Having decided to go abroad as a migrant worker, Mrs. Alwis, whose husband’s income was inadequate for them to raise a child as well, learnt a lot about her destination-to-be via this programme, she says. “I knew nothing about Cyprus before I started the course but, by the time I left, I knew everything I needed to know about the country and even managed to locate some online friends there, so there would be some friendly faces at that end too. I also didn’t know anything about computers but now I want to pass on my knowledge to my son too, as it’s sure to benefit him in the future,” added Mrs. Alwis.
A mother of two, K. Mahesha Dilrukshi Perera and her husband H. W. D. Inesh Samantha, having both undergone the training course, were both elated at being able to communicate with their son almost daily, thus bridging the distance between them and their son when they were out of the country working. “The invaluable knowledge we learnt at this training helped us see our future much clearer. Now even if I’m not around, I can still keep in touch with them and join in their ups and downs, as my family can now keep me updated on everything that’s going on in their lives,” explained Samantha.

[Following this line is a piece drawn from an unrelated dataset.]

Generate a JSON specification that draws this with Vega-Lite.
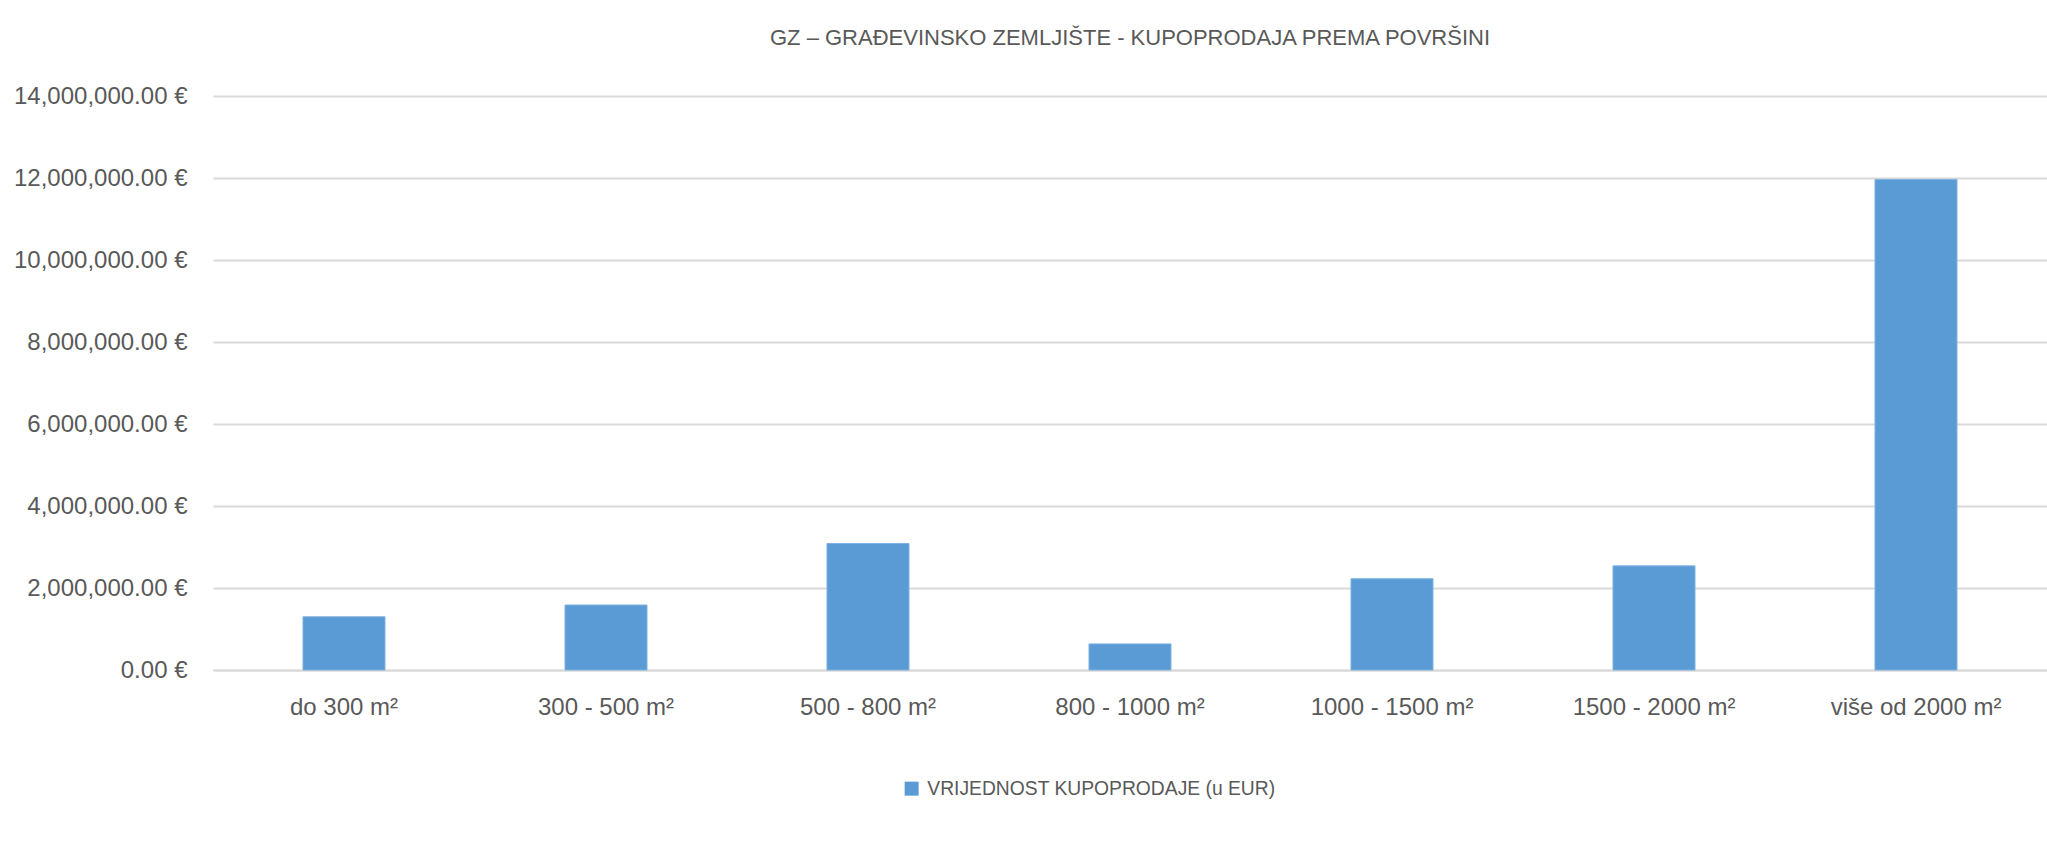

Living with his mother and siblings in Wellawaya, where he runs a small fresh fruit business, Prabath Rukshan got a chance to go to South Korea recently and thus, attended the programme. “I received a basic knowledge of the computer and capacity building training. Also, as one of my sisters works in Bahrain, I managed to communicate with her via her friend there. Unfortunately, my sister didn’t have this opportunity available to her before she left. Now, I have a dream to export fruits, for which I need to raise some capital over the next couple of years and brush up on my IT skills as well so I can pursue my career from there onward,” he added.